I dont want to be rude. But Andy my red heeler did not take up with my new pups right away. He had them penned, biten them, and just snarling at them. He does not like change,and he dont take to new dogs right away. I have to slowly introduce him to other dogs. I have to tie him on a short leash while I bring the pup on a leash and let him know this is my dog and he/she is staying here. ACD are particular about accepting new dogs or pups. Both of my ACD are good with cats no problem with cats on my part. You just have to slowly teach them to accept new dogs and it wont happen overnite. It took Andy 2 months to finally accept that Queenie is not going any where. He still sometimes snap at sparkle but its cause sparkle can be a royal pest and hes just simply saying pls back off. If you pup is really aggravating him then hes going to snap at the pup as a way of saying back off. I dont correct Andy when the pup is being a pest they have to learn to back off when they are being overly playful. Andy listens to me very well when i say psst back off he does. But you have to teach the pup his manners to when the dog is doing what hes told and the pup is still trying to be a pest then its time to start teaching the pup when to back off to.


----------



## Snuggles (May 1, 2008)

Well usually the pup does back off when growled at (I would - LOL).

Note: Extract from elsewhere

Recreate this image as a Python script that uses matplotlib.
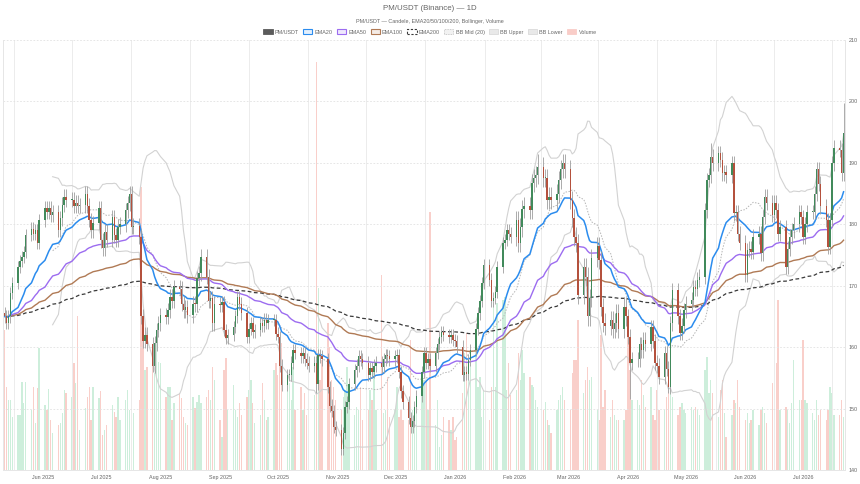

It usually is jealousy when the pup is either getting more attention or has a toy. She doesn't normally run and attack her.


----------



## Mudra (Nov 1, 2007)

Some older dogs are more tolerant to puppies and some are not. I got lucky and owned two older dogs who are tolerant of puppies. Also, introduction plays a very important role. My boys met Xena a week before she was brought home. They met at the doggy daycare where Xena was being fostered and the boys had been there a few times before. So it was kind of a neutral place for all three dogs.


----------



## lgh67 (Mar 4, 2009)

Momto7dogs gives me hope. If her Queensland had a hard time at first with a new dog but it worked out with effort, then we can do it too.


----------



## momto7dogs (Feb 15, 2009)

I am glad I could help. Andy gits along really well with Queenie now, when he first met her he was so mean to her and I was beginning to lose hope but I hung on giving him time to adjust and finally just like that he decides to play with her. Phew! But its taking a bit of time with Sparkle, he tolerates her now just barely but he dont do the snarling and snapping as bad as he did. You just got to stick to the training but dont force him to like the pup you will just run into a brick wall.


----------



## CerbiesMom (Jan 30, 2008)

I have a heeler mix, and he was really happy when we got our second dog, but it hurt his feelings when we brought another male dog into the house. He was moody for about a month. Had very selective hearing that month. Things have calmed down now, and they all 3 get along wonderfully. Good luck with your pups.


----------



## Snuggles (May 1, 2008)

We have been trying to give the older dog special time without the young one. Last night my daughter and her boyfriend was playing with the pup in one room and my husband and I had the older one in our room. She was asleep on my husband.


----------



## lgh67 (Mar 4, 2009)

My pup has been coming to work with me, but staying in the truck in a big steel crate. He cries alot. I have not other choice - he can't stay at home with the other dogs.
With teary eyes I asked my boss if I could please bring him in my office. With great reserve, he agreed! I'm so pleased pup doesn't have to sit in the truck or be locked in a room by himself all day !


----------



## Snuggles (May 1, 2008)

My girlfriend gets to bring her Papillon to work with her at a florist. What a deal. Of course I would not do that to my dogs. I work at a preschool. They would be maulled.


----------